At follow-up four months later, the patient’s symptoms were unchanged. On repeat in-office cystoscopy her urothelium had normalized, except for frond-like, ulcerated lesions on the right-lateral bladder wall and superior to the trigone. She had bloody ureteral efflux bilaterally, prompting subsequent operative cystoscopy. Bladder biopsies, lesion fulguration, right renal pelvis washing and retrograde pyelogram were performed which demonstrated hydroureteronephrosis to the level of the bladder with no filling defects, and a stent was placed. Left retrograde pyelogram was attempted, but the left ureteral orifice was unable to be cannulated due to edema. The right upper-tract cytology was benign, and bladder biopsies demonstrated persistent NA. Following this procedure, her urinary symptoms resolved. She was seen in follow-up two months later and remained asymptomatic.
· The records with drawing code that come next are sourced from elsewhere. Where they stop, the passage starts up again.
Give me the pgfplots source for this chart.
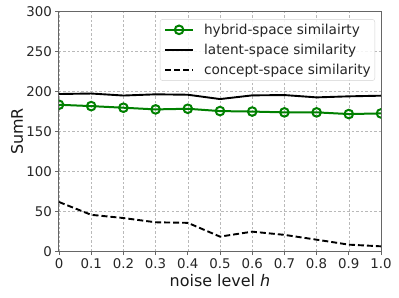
\documentclass[border=0pt]{standalone}
\usepackage{pgfplots}
\pgfplotsset{compat=1.18}
\usepackage{fontspec}
\setmainfont{DejaVu Sans}
\definecolor{mplgreen}{rgb}{0,0.5,0}
\begin{document}
\begin{tikzpicture}
\begin{axis}[
  at={(0,0)}, anchor=south west,
  scale only axis, width=322bp, height=240.5bp,
  xmin=0, xmax=1, ymin=0, ymax=300,
  xtick={0,0.1,0.2,0.3,0.4,0.5,0.6,0.7,0.8,0.9,1.0},
  xticklabels={0,0.1,0.2,0.3,0.4,0.5,0.6,0.7,0.8,0.9,1.0},
  ytick={0,50,100,150,200,250,300},
  /pgf/number format/assume math mode=true,
  tick label style={font=\fontsize{13.4}{15}\selectfont, text=black!85},
  tick align=outside, tick pos=left,
  major tick length=3.5bp,
  every tick/.style={black!60, line width=0.8bp},
  axis line style={black!60, line width=1bp},
  grid=major,
  major grid style={gray!55, line width=0.6bp, dash pattern=on 2.5bp off 2bp},
  xlabel={noise level \textit{h}},
  ylabel={SumR},
  label style={font=\fontsize{16}{18}\selectfont, text=black!90},
  xlabel style={at={(axis description cs:0.5,-0.1455)}, anchor=base},
  ylabel style={at={(axis description cs:-0.1118,0.5)}, anchor=base},
  clip marker paths=true,
  legend style={at={(1,1)}, anchor=north east, xshift=-6bp, yshift=-8bp,
    draw=black!18, rounded corners=2.5bp, fill=white, fill opacity=0.85, text opacity=1,
    font=\fontsize{13.7}{15}\selectfont, text=black!85,
    nodes={inner sep=0bp},
    inner xsep=4bp, inner ysep=4.5bp, row sep=8.3bp,
    /tikz/every odd column/.append style={column sep=10bp}},
  legend cell align=left,
  legend image code/.code={\draw[mark repeat=2,mark phase=2] plot coordinates {(0bp,0bp) (14bp,0bp) (28bp,0bp)};},
]
\addplot[mplgreen, line width=2bp, mark=o, mark size=4.3bp,
  mark options={fill=white, line width=2bp, solid}]
  coordinates {(0,183.3) (0.1,181.6) (0.2,179.6) (0.3,177.5) (0.4,178.3) (0.5,175.4) (0.6,174.8) (0.7,173.8) (0.8,173.8) (0.9,171.7) (1.0,172.5)};
\addlegendentry{hybrid-space similairty}
\addplot[black, line width=1.9bp]
  coordinates {(0,196.7) (0.1,197.3) (0.2,194.8) (0.3,196.3) (0.4,195.8) (0.5,190.4) (0.6,195.0) (0.7,195.4) (0.8,192.5) (0.9,193.8) (1.0,194.6)};
\addlegendentry{latent-space similarity}
\addplot[black, line width=1.9bp, dash pattern=on 6bp off 3bp]
  coordinates {(0,62) (0.1,46) (0.2,42) (0.3,36.7) (0.4,36) (0.5,18.8) (0.6,25) (0.7,21) (0.8,15) (0.9,8.8) (1.0,6.7)};
\addlegendentry{concept-space similarity}
\end{axis}
\pgfresetboundingbox
\path (-59bp,-46.3bp) rectangle (340bp,251.7bp);
\end{tikzpicture}
\end{document}
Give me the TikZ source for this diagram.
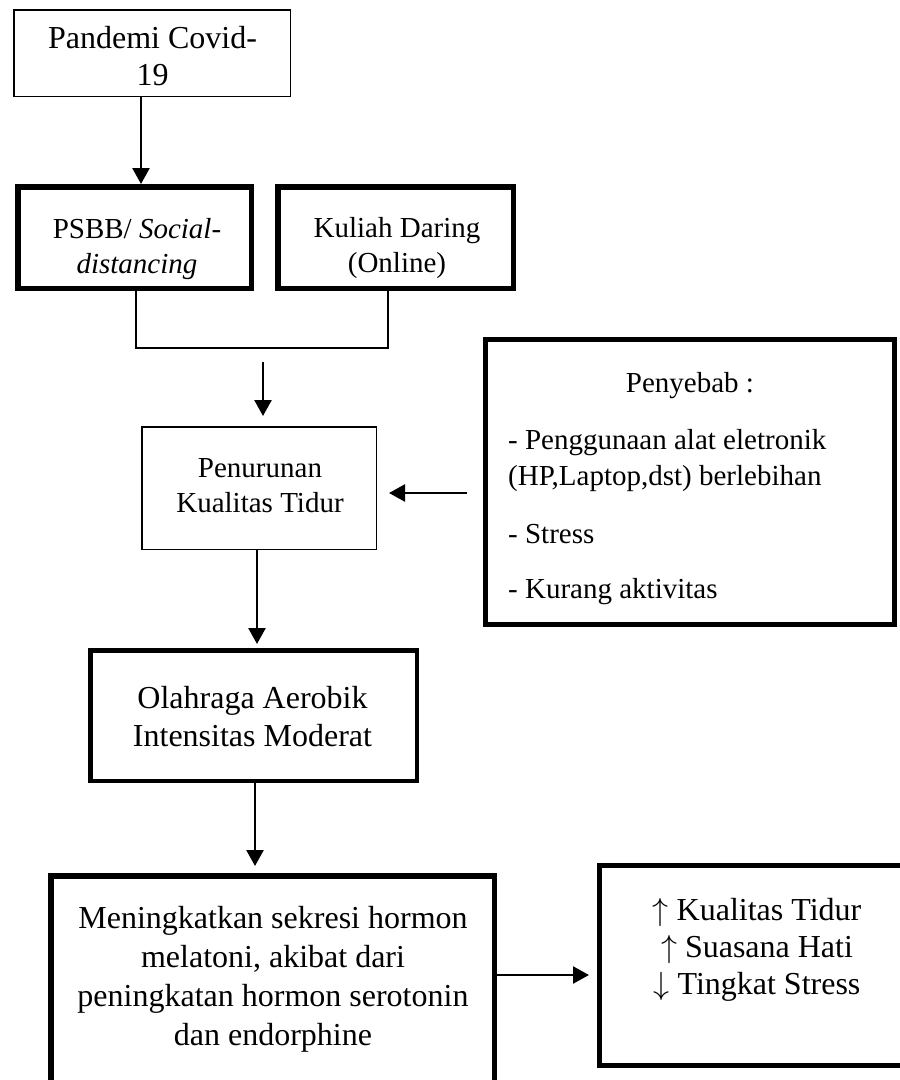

Left antegrade pyelogram was performed with interventional radiology and demonstrated no hydroureteronephrosis or filling defects, and contrast flowed distally into the bladder. Left retrograde endoscopy, selective cytology, and stent placement one month later, to complete the hematuria work-up, revealed a minute papillary neoplasm of low malignant potential with no invasion in the left distal ureter, which was completely resected. Follow-up in-office cystoscopy and left ureteral stent removal two weeks later demonstrated no erythematous bladder mucosa, bladder lesions, or bloody ureteral efflux.
Figure 1. Delayed intravenous contrast CT scan demonstrates bladder wall thickening (white arrowhead) and bilateral hydroureteronephrosis (white arrows).
This patient represents a unique case of concurrent NA and EC, which are typically diagnosed as distinct entities. NA is a benign, reactive lesion common to patients with chronic bladder irritation, instrumentation, or trauma. The etiology of EC is unknown, but thought to be either immunologic or allergic in nature . Though the coexistence of these two disease processes may be immunologic, as the patient had no history of chronic irritation, instrumentation, or trauma, given that the symptoms resolved following diagnostic evaluation and resection of all lesions, no further diagnostic evaluation of possible immunologic sources, nor additional treatments, were pursued.
In 2011, Rossi et al. published the only other case of concurrent NA and EC to date in an 8-year-old boy who was diagnosed after complaining of sudden onset left flank pain . Both this patient and our patient were found to have hydronephrosis on presentation, which may have been due to an obstructing lesion but has also been shown to occur in the fibrotic stage of EC, where the bladder is small and contracted [3,4].
Treatment for both conditions includes transurethral resection and long-term prophylactic antibiotics, while antihistamines may also be used for EC [1,5]. Though these lesions are thought to be benign, they frequently recur. Concurrent NA and adenocarcinoma and EC and urothelial carcinoma have been reported, therefore surveillance cystoscopy is recommended given the unknown long-term prognosis [4,6].
Figure 2. Cuboidal epithelium-lined papillary structures (black arrowheads) diagnostic of NA and numerous eosinophils (black arrows) and lymphocytes (white arrows) in the lamina propria and throughout deep muscle of the bladder wall (not shown) diagnostic of EC (hematoxylin and eosin stain).